**Editor’s Note: Each week during football season we will feature an essay from the opponent’s student newspaper on how Oregon will lose. This week’s edition is from Miles Bennett-Smith, the sports reporter at Stanford’s Stanford Daily.**
History is rarely kind to the underdog.
In colonization, in investment banking, in politics and in sports, the favorites usually come out on top. This is the driving principle behind the joy and excitement that comes from seeing the U.S. Olympic hockey team’s “Miracle” at Lake Placid and watching the ’69 Mets win the World Series or stories like Rudy. (I will always love you “Remember the Titans,” but T.C. Williams was a football team loaded with talent.)
For sports fans, rooting for the underdog is so much nobler than rooting on the teams that win a lot, or seem to win a lot. That’s why everyone hates the Yankees, Manchester United and the SEC — you have to give me that one, Ducks fans.
On Saturday night, Stanford slips into that role, hoping to be Cinderella at the ball, stealing a win at Autzen Stadium before the clock strikes midnight.

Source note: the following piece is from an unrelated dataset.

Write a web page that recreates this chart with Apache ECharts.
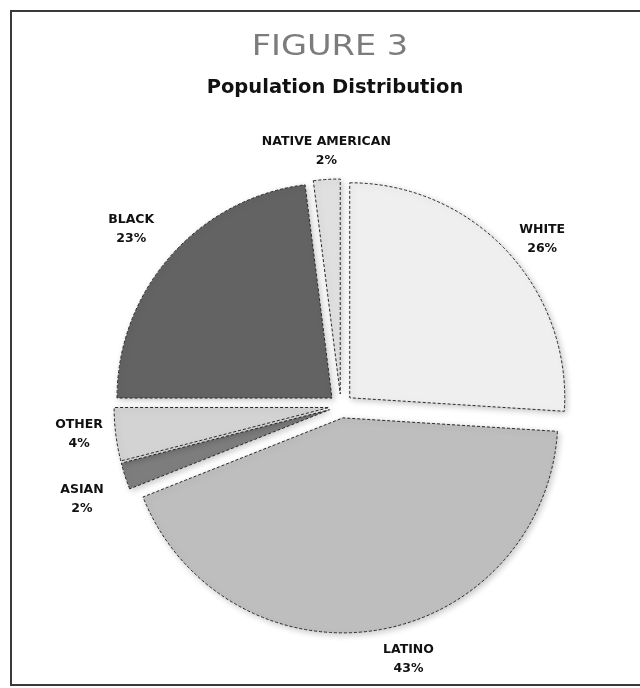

Oregon opened as a 24-point favorite on the basis of perhaps the most efficient offense in the last 20 years (this is where Baylor fans and RGIII cry fowl). Without question, the Ducks should win this game on paper.
The lesser-known weapons like Josh Huff, Bralon Addison and Colt Lyerla — I have to stop and acknowledge that Lyerla is like Optimus Klein with better hands — on the outside are scary, Kenjon Barner is terrifying and Marcus Mariota should at least be sitting in the audience in New York City when they hand out the Heisman next month.
It’s crazy to think that Stanford will get close to covering, let alone winning.
But it was crazy to think No. 1 Alabama would lose last week, then Johnny Football and Texas A&M came along. It was crazy to take Stanford beating USC when the Trojans were legitimate 41-point favorites.
Those happened, so maybe Saturday is when the Ducks finally get their wings clipped.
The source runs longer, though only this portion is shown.